As a first-year student in PAFA’s Low-Residency MFA Program, Belton spent 8 weeks in studio at the Academy this summer.
The two-and-a-half-year program is ideal for students who desire the community, support and rigor of a traditional MFA, but with a more flexible structure to fit their lives and schedules. The core of the program is three summer terms completed on the PAFA campus. For these intensive, eight-week sessions, students have their own private studio and are engaged in independent work.
Devoting time to in-person learning during the summer was a perfect fit for Belton’s career as an art teacher in the Philadelphia suburbs.
“I love to teach. For me, my personal practice supports my teaching and my teaching supports my personal practice and it makes this fantastic circle,” she said. “It sounds corny, like you complete me, but it’s true.”
Part of the reason Belton is at PAFA is her students. She’s an accomplished ceramicist and has a deep body of work in sculpture but wanted to learn to oil paint for her students.
“A lot of my kids are asking how to use oil paint. My skill set is better than theirs but still thin,” she said. “My goal this summer was to learn how to oil paint.”
She not only learned but is incorporating the medium into her new work.
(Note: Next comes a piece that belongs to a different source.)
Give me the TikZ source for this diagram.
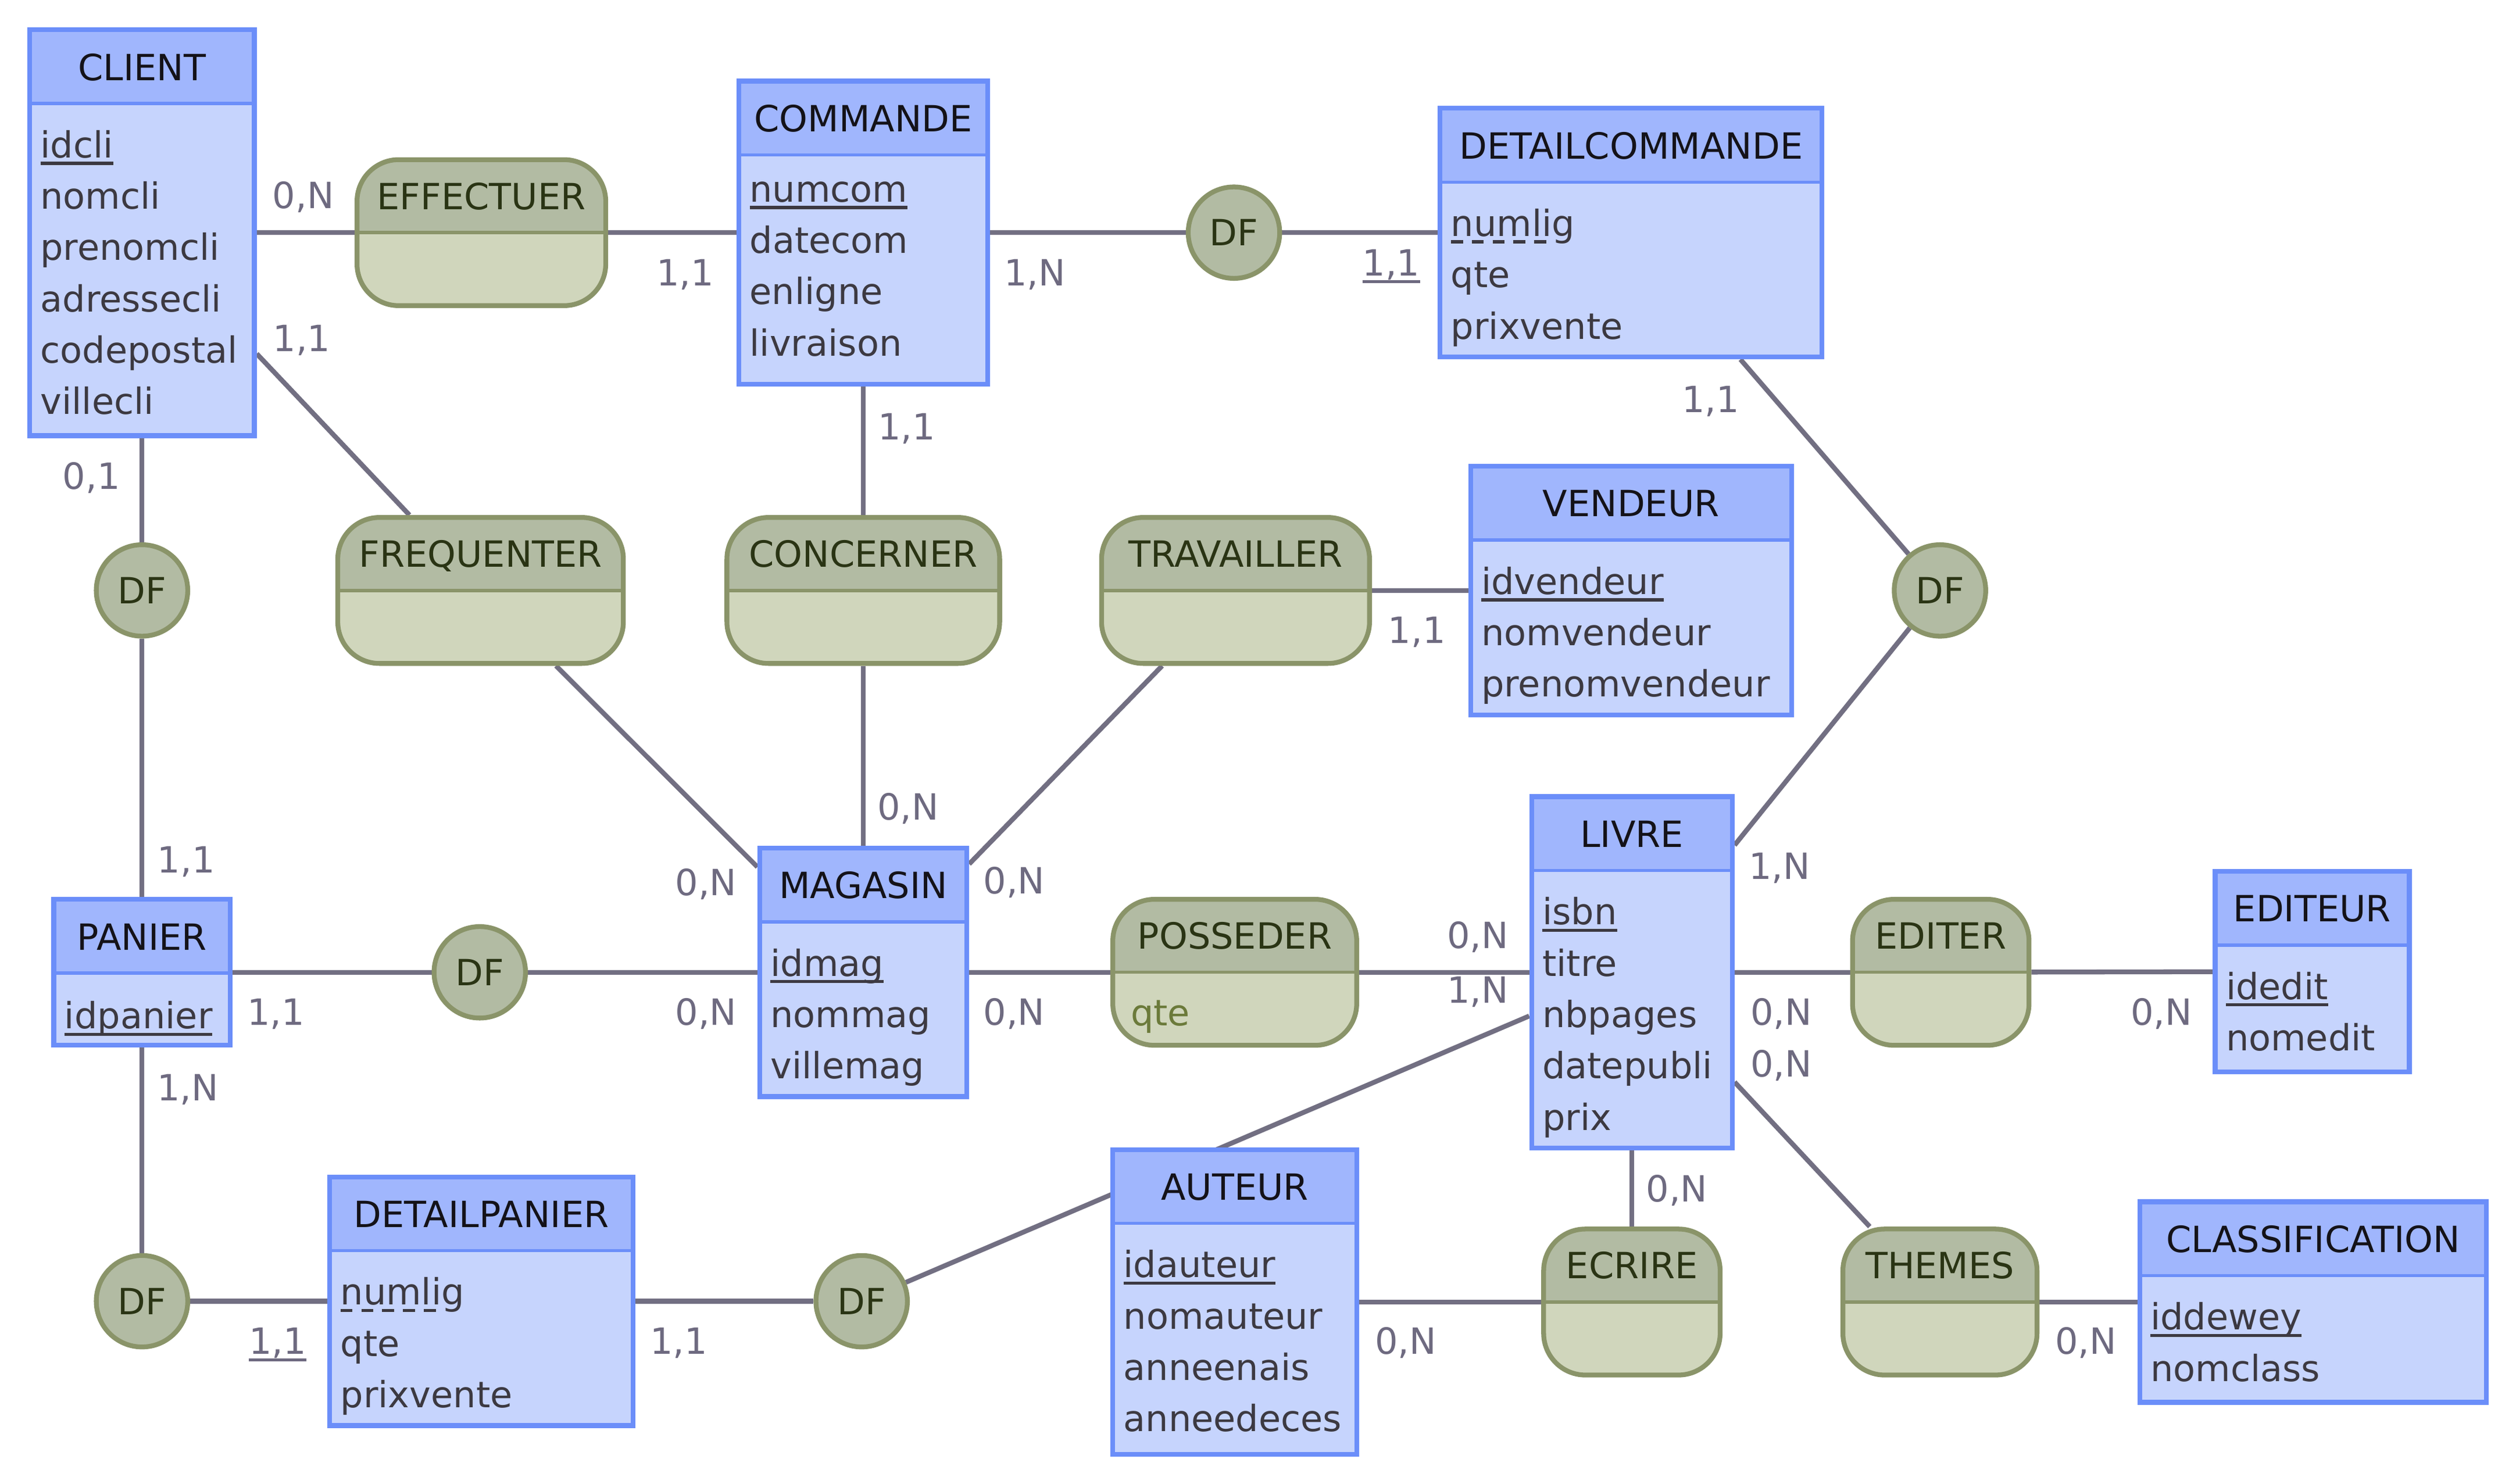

Belton previously made a series of ceramic corsets. The 18-inch sculptures explored the concept of male gaze, disordered eating, and the rigid beauty views society has for women. She’s taken those concepts and her own personal experiences and brought them into oversized oil paintings.
“I was talking to visiting critic Naudline Pierre about the narrative of a painting and she asked what the story was. We had this ceramic cookie car that is from the 1940’s and it’s my moms and you couldn’t get a cookie out without it clicking. She would always hear it and ask what we were eating,” Belton said. “So my sisters and I would start fake fights in the kitchen, get some ruckus going so that she wouldn’t hear us opening the jar and getting cookies. It’s a funny story but at the same time it taught me shame, duplicity, it was also food policing my mother did, she would bake these amazing things and then tell you couldn’t have any so all of that went into this.”
Pierre encouraged Belton to increase the size of the cookie jar in the painting. Then critic Eileen Neff heard the story of the cookie jar and said the jar should get even larger. And the next day Kate Moran visited Belton’s studio and urged her to go even bigger with the jar.
“The amount of feedback is great. There is an army of people behind this, helping me,” she said. “The support is incredible, it really is, and I really appreciate the push. I mean this summer I did the largest oil paintings I’ve ever done and I had only ever done like two oil paintings before.”
As she heads back to her studio this fall, Belton is already planning her next year’s worth of projects and how the Low-Res program will fit into her life.
“I think over the next school year I’m going to see if I can create a corset with etched zinc plates,” she said. “For this program we have online critiques and I have people in town I critique with. We are expected to come in here next summer with a body of work, it’s expected we work, so I’ll be working.”